Lines of data:
------------
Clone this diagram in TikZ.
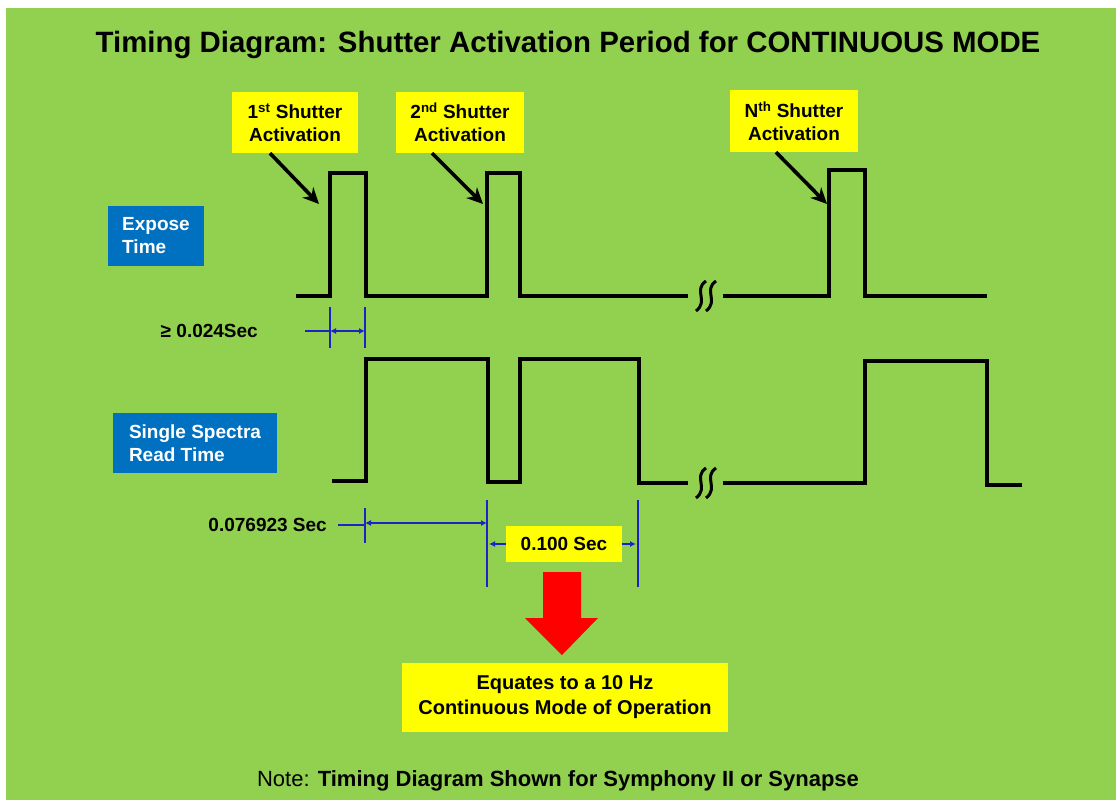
\documentclass[tikz,border=0pt]{standalone}
\usepackage{fontspec}
\setmainfont{Liberation Sans}
\usetikzlibrary{arrows.meta}
\definecolor{bggreen}{RGB}{146,208,80}
\definecolor{boxyellow}{RGB}{255,255,0}
\definecolor{boxblue}{RGB}{0,112,192}
\definecolor{dimblue}{RGB}{30,35,200}
\definecolor{arrowred}{RGB}{255,0,0}
\begin{document}
\begin{tikzpicture}[x=1pt,y=-1pt,
  ybox/.style={fill=boxyellow, inner sep=0pt, align=center, text=black,
    font=\fontsize{19}{23}\selectfont\bfseries},
  bbox/.style={fill=boxblue, inner sep=0pt, align=left, text=white,
    font=\fontsize{19}{23}\selectfont\bfseries},
  lbl/.style={inner sep=0pt, text=black, font=\fontsize{19}{23}\selectfont\bfseries},
  wave/.style={line width=4.2pt, black, line join=miter},
  brk/.style={line width=3pt, black},
  callout/.style={line width=3.6pt, black, -{Stealth[length=16pt,width=15pt,inset=5pt]}},
  dimline/.style={line width=2.2pt, dimblue},
  dimarrow/.style={line width=2.2pt, dimblue, {Latex[length=6pt,width=6pt]}-{Latex[length=6pt,width=6pt]}},
  dimhead/.style={line width=2.2pt, dimblue, -{Latex[length=6pt,width=6pt]}},
]
\useasboundingbox (0,0) rectangle (1116,800);
\fill[white] (0,0) rectangle (1116,800);
\fill[bggreen] (6,8) rectangle (1116,800);

% title
\node[inner sep=0pt, font=\fontsize{29.4}{34}\selectfont\bfseries] (title) at (568,45)
  {Timing Diagram: Shutter Activation Period for CONTINUOUS MODE};

% callout boxes
\node[ybox, minimum width=126pt, minimum height=61pt] (b1) at (295,122.5)
  {1\textsuperscript{st} Shutter\\Activation};
\node[ybox, minimum width=128pt, minimum height=61pt] (b2) at (460,122.5)
  {2\textsuperscript{nd} Shutter\\Activation};
\node[ybox, minimum width=128pt, minimum height=62pt] (b3) at (794,121)
  {N\textsuperscript{th} Shutter\\Activation};

\coordinate (t1) at (319,204);
\coordinate (t2) at (483,204);
\coordinate (t3) at (827,204);
\draw[callout] ([xshift=-25pt]b1.south) -- (t1);
\draw[callout] ([xshift=-28pt]b2.south) -- (t2);
\draw[callout] ([xshift=-18pt]b3.south) -- (t3);

% signal labels
\node[bbox, minimum width=96pt, minimum height=60pt] (expose) at (156,236) {Expose\\Time};
\node[bbox, minimum width=164pt, minimum height=60pt] (read) at (195,443) {Single Spectra\\Read Time};

% expose waveform
\draw[wave] (296,296) -- (330,296) -- (330,173) -- (366,173) -- (366,296) -- (487,296)
  -- (487,173) -- (520,173) -- (520,296) -- (688,296);
\draw[wave] (723,296) -- (829,296) -- (829,170) -- (865,170) -- (865,296) -- (987,296);

% read waveform
\draw[wave] (332,481) -- (366,481) -- (366,359) -- (488,359) -- (488,482) -- (520,482)
  -- (520,359) -- (639,359) -- (639,483) -- (688,483);
\draw[wave] (723,483) -- (865,483) -- (865,361) -- (987,361) -- (987,485) -- (1022,485);

% break marks
\foreach \bx/\by in {701/296, 711/296, 701/483, 711/483}{
  \draw[brk] (\bx+5,\by-15) .. controls (\bx-8,\by-6) and (\bx+8,\by+5) .. (\bx-5,\by+15);
}

% >= 0.024 Sec dimension
\node[lbl, anchor=east] (d1) at (258,331) {≥ 0.024Sec};
\coordinate (d1a) at (305,331);
\coordinate (d1b) at (330,331);
\coordinate (d1c) at (365,331);
\draw[dimline] (d1a) -- (d1b);
\draw[dimline] (330,307) -- (330,348);
\draw[dimline] (365,307) -- (365,348);
\draw[dimarrow] (d1b) -- (d1c);

% 0.076923 Sec dimension
\node[lbl, anchor=east] (d2) at (327,525) {0.076923 Sec};
\coordinate (d2a) at (338,525);
\coordinate (d2b) at (365,525);
\coordinate (d2c) at (487,523);
\draw[dimline] (d2a) -- (d2b);
\draw[dimline] (365,508) -- (365,543);
\draw[dimarrow] (365,523) -- (d2c);
\draw[dimline] (487,500) -- (487,587);
\draw[dimline] (638,500) -- (638,587);

% 0.100 Sec
\node[ybox, minimum width=116pt, minimum height=36pt] (d3) at (564,544) {0.100 Sec};
\coordinate (d3l) at (489,544);
\coordinate (d3r) at (636,544);
\draw[dimhead] (d3.west) -- (d3l);
\draw[dimhead] (d3.east) -- (d3r);

% red block arrow
\fill[arrowred] (543,572) -- (581,572) -- (581,618) -- (598,618) -- (562,655)
  -- (525,618) -- (543,618) -- cycle;

% result box
\node[ybox, minimum width=326pt, minimum height=69pt, font=\fontsize{20}{25}\selectfont\bfseries] (res) at (565,697.5)
  {Equates to a 10 Hz\\Continuous Mode of Operation};

% note
\node[inner sep=0pt, font=\fontsize{22}{26}\selectfont] (note) at (558,781)
  {Note: \textbf{Timing Diagram Shown for Symphony II or Synapse}};
\end{tikzpicture}
\end{document}
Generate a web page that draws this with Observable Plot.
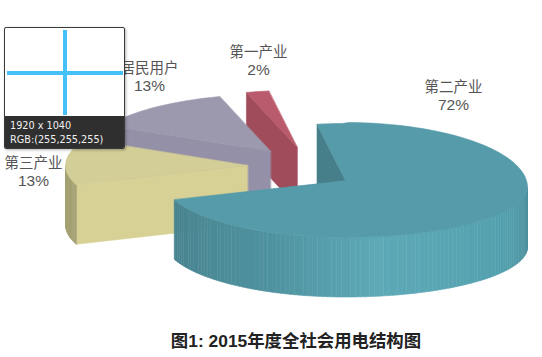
<!DOCTYPE html>
<html lang="zh">
<head>
<meta charset="utf-8">
<script src="https://cdn.jsdelivr.net/npm/d3@7"></script>
<script src="https://cdn.jsdelivr.net/npm/@observablehq/plot@0.6"></script>
<style>
  html, body { margin: 0; padding: 0; background: #fff; }
  #page { position: relative; width: 542px; height: 357px; overflow: hidden; font-family: "Noto Sans CJK SC", "Noto Sans", sans-serif; }
  #page svg { display: block; position: absolute; left: 0; top: 0; }
  #caption { position: absolute; left: 0; width: 592px; top: 331px; text-align: center; font-size: 17.4px; font-weight: 700; color: #222; line-height: 20px; font-family: "Liberation Sans", "Noto Sans CJK SC", sans-serif; }
  #picker { position: absolute; left: 4px; top: 27px; width: 121px; height: 122px; background: #fff; border: 1px solid #3a3a3a; border-radius: 2px; box-sizing: border-box; box-shadow: 1px 1px 3px rgba(0,0,0,.3); overflow: hidden; }
  #picker .h { position: absolute; left: 2px; top: 43px; width: 116px; height: 4px; background: #45c0f8; }
  #picker .v { position: absolute; left: 58px; top: 2px; width: 4px; height: 85px; background: #45c0f8; }
  #picker .info { position: absolute; left: 0; right: 0; top: 88px; bottom: 0; background: #2f2f2f; color: #f1f1f1; font: 9.7px/14px "DejaVu Sans", sans-serif; padding: 3px 0 0 5px; white-space: nowrap; }
</style>
</head>
<body>
<div id="page">
  <div id="caption">图1: 2015年度全社会用电结构图</div>
  <div id="picker"><div class="h"></div><div class="v"></div><div class="info">1920 x 1040<br>RGB:(255,255,255)</div></div>
</div>
<script>
// Data
const categories = ["第二产业", "第三产业", "居民用户", "第一产业"];
const shares = [72, 13, 13, 2];
const shareLabels = ["72%", "13%", "13%", "2%"];

// Layout and style
const W = 542, H = 357;
const center = [310.6, 166.2], rx = 182, ry = 57, depth = 59.5;
const firstAngle = -9;
const explodeAmount = [0.307, 0.35, 0.35, 0.35];
const explodeTurn = [21.4, 0, 0, 0];
const topColor = ["#569ba9", "#d3cd97", "#9c99ae", "#b95b6c"];
const cutColor = ["#467f8a", "#d7d196", "#9490a8", "#a04c5b"];
const rimColor = [null, "#a4a172", null, null];
const labelX = [453, 33, 149, 258];
const nameY = [87, 163, 68, 52];
const shareY = [105, 181, 86, 70];
const drawOrder = [3, 2, 1, 0];
const bigRim = d3.scaleLinear([90, 120, 170, 205, 250],
  ["#4b8d9a", "#53a0ae", "#5da9b7", "#4f929f", "#47838f"]);
// the big slice's far-right rim sags a little (the reference's perspective)
const sag = 7, upperRight = 65, lowerRight = 50;

const rad = d => d * Math.PI / 180;
const deg = a => a * 180 / Math.PI;
const pie = d3.pie().sort(null).startAngle(rad(firstAngle)).endAngle(rad(firstAngle + 360))(shares);

const slices = pie.map((p, i) => {
  const a0 = deg(p.startAngle), a1 = deg(p.endAngle);
  const dir = rad((a0 + a1) / 2 + explodeTurn[i]);
  const ax = center[0] + explodeAmount[i] * rx * Math.sin(dir);
  const ay = center[1] - explodeAmount[i] * ry * Math.cos(dir);
  const at = t => {
    const x = ax + rx * Math.sin(rad(t));
    if (i === 0 && t >= 0 && t <= 180) {
      const r = t <= 90 ? upperRight : lowerRight;
      return {x, y: ay + sag - r * Math.cos(rad(t))};
    }
    return {x, y: ay - ry * Math.cos(rad(t))};
  };
  return {i, a0, a1, ax, ay, at};
});

const polys = [];
let id = 0;
function add(points, color) {
  const k = id++;
  for (const [x, y] of points) polys.push({id: k, x, y, color});
}
for (const i of drawOrder) {
  const s = slices[i];
  const arc = [];
  for (let t = s.a0; t < s.a1; t += 2) arc.push(s.at(t));
  arc.push(s.at(s.a1));
  const A = [s.ax, s.ay], P0 = s.at(s.a0);
  // radial cut face that looks toward the viewer
  add([A, [P0.x, P0.y], [P0.x, P0.y + depth], [A[0], A[1] + depth]], cutColor[i]);
  // outer rim, front half only
  const lo = Math.max(s.a0, 90), hi = Math.min(s.a1, 270);
  if (hi > lo) {
    const n = Math.ceil((hi - lo) / 1.5);
    for (let k = 0; k < n; k++) {
      const t0 = lo + (hi - lo) * k / n, t1 = lo + (hi - lo) * (k + 1) / n;
      const p = s.at(t0), q = s.at(t1);
      add([[p.x, p.y], [q.x, q.y], [q.x, q.y + depth], [p.x, p.y + depth]],
          i === 0 ? bigRim((t0 + t1) / 2) : rimColor[i]);
    }
  }
  // top face
  add([A, ...arc.map(d => [d.x, d.y])], topColor[i]);
}

const nameRows = categories.map((text, i) => ({text, x: labelX[i], y: nameY[i]}));
const shareRows = shareLabels.map((text, i) => ({text, x: labelX[i], y: shareY[i]}));

const chart = Plot.plot({
  width: W, height: H, margin: 0,
  x: {domain: [0, W], axis: null},
  y: {domain: [0, H], reverse: true, axis: null},
  color: {type: "identity"},
  marks: [
    Plot.line(polys, {x: "x", y: "y", z: "id", fill: "color", stroke: "color", strokeWidth: 0.6, curve: "linear-closed"}),
    Plot.text(nameRows, {x: "x", y: "y", text: "text", fontSize: 14.5, fill: "#555", fontFamily: "Noto Sans CJK SC"}),
    Plot.text(shareRows, {x: "x", y: "y", text: "text", fontSize: 15.5, fill: "#555", fontFamily: "Liberation Sans"})
  ]
});
document.getElementById("page").prepend(chart);
</script>
</body>
</html>
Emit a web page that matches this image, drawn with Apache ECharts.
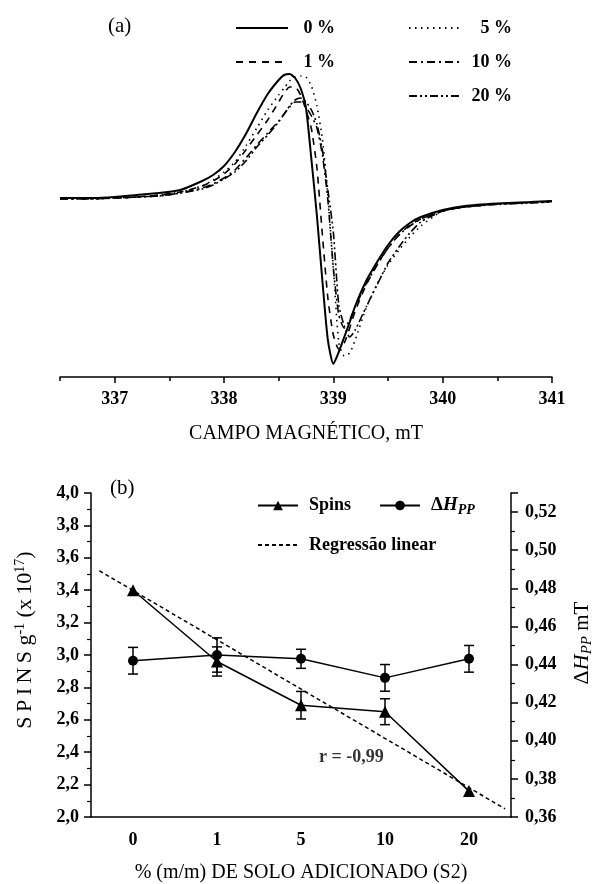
<!DOCTYPE html>
<html>
<head>
<meta charset="utf-8">
<script src="https://cdn.jsdelivr.net/npm/echarts@6/dist/echarts.min.js"></script>
<style>
html, body { margin: 0; padding: 0; background: #fff; }
#chart { width: 597px; height: 884px; }
</style>
</head>
<body>
<div id="chart"></div>
<script>
// (a) EPR first-derivative spectra, field in mT, intensity in arbitrary units
var field = [336.5, 336.8, 337.0, 337.2, 337.4, 337.6, 337.8, 337.9, 338.0, 338.1,
  338.2, 338.3, 338.4, 338.5, 338.55, 338.6, 338.65, 338.7, 338.75, 338.8,
  338.85, 338.9, 338.95, 339.0, 339.05, 339.1, 339.15, 339.2, 339.3, 339.4,
  339.5, 339.6, 339.7, 339.8, 340.0, 340.2, 340.5, 340.8, 341.0];
var spec0 = [-1, -1, 0, 2, 4, 7, 16, 22, 31, 45, 63, 84, 103, 117, 122, 123, 119, 109, 89, 37,
  -19, -84, -143, -167, -155, -140, -125, -109, -84, -65, -48, -35, -26, -20, -13, -9, -6.5, -5, -4];
var spec1 = [-1, -1, -1, 0, 2, 5, 11, 16, 23, 33, 47, 62, 77, 95, 104, 110, 110, 102, 87, 68,
  29, -38, -101, -138, -152, -146, -131, -114, -88, -68, -51, -38, -28, -22, -14, -10, -7, -5.5, -4.5];
var spec5 = [-1, -1, -1, 0, 2, 5, 11, 17, 25, 35, 51, 69, 87, 102, 109, 116, 120, 121, 120, 111,
  91, 58, 1, -71, -146, -159, -156, -143, -111, -87, -68, -53, -40, -29, -14, -10, -7, -5.5, -4.5];
var spec10 = [-2, -2, -1, 0, 1, 4, 9, 13, 19, 27, 39, 52, 64, 76, 83, 90, 95, 95, 90, 81,
  69, 42, -3, -71, -118, -131, -123, -110, -87, -68, -51, -38, -29, -22, -14, -10, -7, -5.5, -4.5];
var spec20 = [-2, -2, -1, 0, 1, 4, 8, 12, 18, 25, 36, 50, 62, 75, 83, 91, 97, 99, 95, 87,
  73, 47, 7, -35, -108, -129, -140, -133, -110, -88, -66, -50, -36, -25, -14, -10, -7.5, -6, -5];
var fieldTicks = [337, 338, 339, 340, 341];
var fieldHalfTicks = [336.5, 337.5, 338.5, 339.5, 340.5];

// (b) spins and line width vs added soil
var soil = ['0', '1', '5', '10', '20'];
var spins = [3.40, 2.96, 2.69, 2.65, 2.16];
var spinsErr = [0, 0.09, 0.085, 0.08, 0];
var dHpp = [0.442, 0.445, 0.443, 0.433, 0.443];
var dHppErr = [0.007, 0.009, 0.005, 0.007, 0.007];
var regrX = [-0.4, 4.43];
var regrY = [3.52, 2.05];
var rText = 'r = -0,99';
var rAt = [2.6, 2.37];

var serif = '"Liberation Serif", "Times New Roman", serif';
var black = '#000';
var thin = '\u2009';
var chart = echarts.init(document.getElementById('chart'));

function pairs(xs, ys) {
  return xs.map(function (x, i) { return [x, ys[i]]; });
}
function comma(d) {
  return function (v) { return v.toFixed(d).replace('.', ','); };
}
function spectrum(name, ys, type, width) {
  return {
    name: name, type: 'line', xAxisIndex: 0, yAxisIndex: 0,
    data: pairs(field, ys), showSymbol: false, symbol: 'none', smooth: 0.2,
    lineStyle: { color: black, width: width, type: type },
    itemStyle: { color: black }, silent: true
  };
}
function errorBars(vals, errs, yIdx) {
  var rows = [];
  vals.forEach(function (v, i) {
    if (errs[i] > 0) rows.push([i, v - errs[i], v + errs[i]]);
  });
  return {
    type: 'custom', xAxisIndex: 2, yAxisIndex: yIdx, data: rows, z: 3, silent: true,
    renderItem: function (params, api) {
      var lo = api.coord([api.value(0), api.value(1)]);
      var hi = api.coord([api.value(0), api.value(2)]);
      var w = 5, st = { stroke: black, lineWidth: 1.5 };
      return { type: 'group', children: [
        { type: 'line', shape: { x1: hi[0], y1: hi[1], x2: lo[0], y2: lo[1] }, style: st },
        { type: 'line', shape: { x1: hi[0] - w, y1: hi[1], x2: hi[0] + w, y2: hi[1] }, style: st },
        { type: 'line', shape: { x1: lo[0] - w, y1: lo[1], x2: lo[0] + w, y2: lo[1] }, style: st }
      ] };
    }
  };
}

var boldText = { fontFamily: serif, fontSize: 18, fontWeight: 'bold', color: black };
var rich = {
  d: { fontFamily: serif, fontSize: 19, color: black },
  h: { fontFamily: serif, fontSize: 19, fontStyle: 'italic', fontWeight: 'bold', color: black },
  p: { fontFamily: serif, fontSize: 14, fontStyle: 'italic', fontWeight: 'bold', color: black,
       verticalAlign: 'bottom', padding: [9, 0, 0, 0] },
  D: { fontFamily: serif, fontSize: 22, color: black },
  H: { fontFamily: serif, fontSize: 22, fontStyle: 'italic', color: black },
  P: { fontFamily: serif, fontSize: 15, fontStyle: 'italic', color: black,
       verticalAlign: 'bottom', padding: [10, 0, 0, 0] },
  m: { fontFamily: serif, fontSize: 21, color: black },
  gapR: { width: 24 },
  gapL: { width: 30 },
  n: { fontFamily: serif, fontSize: 22, color: black },
  s: { fontFamily: serif, fontSize: 14, color: black, verticalAlign: 'top', padding: [0, 0, 10, 0] }
};
function legendBox(w) {
  return { t: { fontFamily: serif, fontSize: 18, fontWeight: 'bold', color: black, width: w, align: 'right' } };
}

chart.setOption({
  animation: false,
  grid: [
    { left: 60, right: 45, top: 17, bottom: 507, outerBoundsMode: 'none', containLabel: false },
    { left: 91, right: 86, top: 493, bottom: 67, outerBoundsMode: 'none', containLabel: false }
  ],
  legend: [
    { data: ['0 %', '1 %'], orient: 'vertical', left: 230, top: 14, itemWidth: 52, itemHeight: 12,
      itemGap: 16, formatter: '{t|{name}}', textStyle: { rich: legendBox(42) },
      itemStyle: { opacity: 0 } },
    { data: ['5 %', '10 %', '20 %'], orient: 'vertical', left: 403, top: 14, itemWidth: 52, itemHeight: 12,
      itemGap: 16, formatter: '{t|{name}}', textStyle: { rich: legendBox(46) },
      itemStyle: { opacity: 0 } },
    { data: ['Spins', 'ΔHpp'], left: 252, top: 491, itemWidth: 40, itemHeight: 12, itemGap: 28,
      formatter: function (n) { return n === 'ΔHpp' ? '{d|Δ}{h|H}{p|PP}' : n; },
      textStyle: Object.assign({ rich: rich, padding: [0, 0, 0, 6] }, boldText) },
    { data: ['Regressão linear'], left: 252, top: 531, itemWidth: 40, itemHeight: 12,
      textStyle: Object.assign({ padding: [0, 0, 0, 6] }, boldText),
      itemStyle: { opacity: 0 } }
  ],
  xAxis: [
    { gridIndex: 0, type: 'value', min: 336.5, max: 341, position: 'bottom',
      axisLine: { onZero: false, lineStyle: { color: black, width: 1.5 } },
      axisTick: { customValues: fieldTicks, length: 6, lineStyle: { color: black, width: 1.5 } },
      axisLabel: Object.assign({ customValues: fieldTicks, margin: 13 }, boldText),
      splitLine: { show: false },
      name: 'CAMPO MAGNÉTICO, mT', nameLocation: 'middle', nameGap: 47,
      nameTextStyle: { fontFamily: serif, fontSize: 20, color: black } },
    { gridIndex: 0, type: 'value', min: 336.5, max: 341, position: 'bottom',
      axisLine: { show: false, onZero: false },
      axisTick: { customValues: fieldHalfTicks, length: 4, lineStyle: { color: black, width: 1.5 } },
      axisLabel: { show: false }, splitLine: { show: false } },
    { gridIndex: 1, type: 'category', data: soil, boundaryGap: true, position: 'bottom',
      axisLine: { onZero: false, lineStyle: { color: black, width: 1.5 } },
      axisTick: { alignWithLabel: true, length: 5, lineStyle: { color: black, width: 1.5 } },
      axisLabel: Object.assign({ margin: 14 }, boldText),
      name: '% (m/m) DE SOLO ADICIONADO (S2)', nameLocation: 'middle', nameGap: 46,
      nameTextStyle: { fontFamily: serif, fontSize: 20, color: black } },
    { gridIndex: 1, type: 'value', min: -0.5, max: 4.5, show: false }
  ],
  yAxis: [
    { gridIndex: 0, type: 'value', min: -180, max: 180, show: false },
    { gridIndex: 1, type: 'value', min: 2, max: 4, interval: 0.2, position: 'left',
      axisLine: { show: true, onZero: false, lineStyle: { color: black, width: 1.5 } },
      axisTick: { show: true, length: 7, lineStyle: { color: black, width: 1.5 } },
      minorTick: { show: true, splitNumber: 2, length: 4, lineStyle: { color: black, width: 1.2 } },
      axisLabel: Object.assign({ formatter: comma(1), margin: 12 }, boldText),
      splitLine: { show: false },
      name: '{gapL|}{n|S' + thin + 'P' + thin + 'I' + thin + 'N' + thin + 'S g}{s|-1}{n| (x' + thin + '10}{s|17}{n|)}',
      nameLocation: 'middle', nameRotate: 90, nameGap: 54,
      nameTextStyle: { rich: rich } },
    { gridIndex: 1, type: 'value', min: 0.36, max: 0.53, interval: 0.02, position: 'right',
      axisLine: { show: true, onZero: false, lineStyle: { color: black, width: 1.5 } },
      axisTick: { show: true, length: 7, lineStyle: { color: black, width: 1.5 } },
      minorTick: { show: true, splitNumber: 2, length: 4, lineStyle: { color: black, width: 1.2 } },
      axisLabel: Object.assign({ formatter: comma(2), margin: 14, showMaxLabel: false }, boldText),
      splitLine: { show: false },
      name: '{gapR|}{D|Δ}{H|H}{P|PP}{m| mT}', nameLocation: 'middle', nameRotate: 90, nameGap: 59,
      nameTextStyle: { rich: rich } }
  ],
  series: [
    spectrum('0 %', spec0, 'solid', 2),
    spectrum('1 %', spec1, [7, 6], 1.6),
    spectrum('5 %', spec5, [1.5, 4.5], 1.6),
    spectrum('10 %', spec10, [8, 4, 2, 4], 1.6),
    spectrum('20 %', spec20, [8, 3, 2, 3, 2, 3], 1.6),
    { name: 'Spins', type: 'line', xAxisIndex: 2, yAxisIndex: 1, data: spins,
      symbol: 'triangle', symbolSize: 12, lineStyle: { color: black, width: 1.5 },
      itemStyle: { color: black }, z: 4 },
    { name: 'ΔHpp', type: 'line', xAxisIndex: 2, yAxisIndex: 2, data: dHpp,
      symbol: 'circle', symbolSize: 10, lineStyle: { color: black, width: 1.5 },
      itemStyle: { color: black }, z: 4 },
    { name: 'Regressão linear', type: 'line', xAxisIndex: 3, yAxisIndex: 1,
      data: pairs(regrX, regrY), symbol: 'none',
      lineStyle: { color: black, width: 1.5, type: [4, 3] }, itemStyle: { color: black }, z: 2 },
    errorBars(spins, spinsErr, 1),
    errorBars(dHpp, dHppErr, 2),
    { type: 'scatter', xAxisIndex: 3, yAxisIndex: 1, data: [rAt], symbolSize: 0, silent: true,
      label: Object.assign({ show: true, formatter: rText, position: 'inside' }, boldText) }
  ],
  graphic: [
    { type: 'text', left: 108, top: 16, style: { text: '(a)', font: '21px ' + serif, fill: black } },
    { type: 'text', left: 110, top: 478, style: { text: '(b)', font: '21px ' + serif, fill: black } }
  ]
});
</script>
</body>
</html>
------------
**AIM**
Repeat the records above exactly, from the first line through the line containing "(6,8) rectangle (1116,800);", and leave out the pictures.

**PROBLEM SOLUTION**
Clone this diagram in TikZ.
\documentclass[tikz,border=0pt]{standalone}
\usepackage{fontspec}
\setmainfont{Liberation Sans}
\usetikzlibrary{arrows.meta}
\definecolor{bggreen}{RGB}{146,208,80}
\definecolor{boxyellow}{RGB}{255,255,0}
\definecolor{boxblue}{RGB}{0,112,192}
\definecolor{dimblue}{RGB}{30,35,200}
\definecolor{arrowred}{RGB}{255,0,0}
\begin{document}
\begin{tikzpicture}[x=1pt,y=-1pt,
  ybox/.style={fill=boxyellow, inner sep=0pt, align=center, text=black,
    font=\fontsize{19}{23}\selectfont\bfseries},
  bbox/.style={fill=boxblue, inner sep=0pt, align=left, text=white,
    font=\fontsize{19}{23}\selectfont\bfseries},
  lbl/.style={inner sep=0pt, text=black, font=\fontsize{19}{23}\selectfont\bfseries},
  wave/.style={line width=4.2pt, black, line join=miter},
  brk/.style={line width=3pt, black},
  callout/.style={line width=3.6pt, black, -{Stealth[length=16pt,width=15pt,inset=5pt]}},
  dimline/.style={line width=2.2pt, dimblue},
  dimarrow/.style={line width=2.2pt, dimblue, {Latex[length=6pt,width=6pt]}-{Latex[length=6pt,width=6pt]}},
  dimhead/.style={line width=2.2pt, dimblue, -{Latex[length=6pt,width=6pt]}},
]
\useasboundingbox (0,0) rectangle (1116,800);
\fill[white] (0,0) rectangle (1116,800);
\fill[bggreen] (6,8) rectangle (1116,800);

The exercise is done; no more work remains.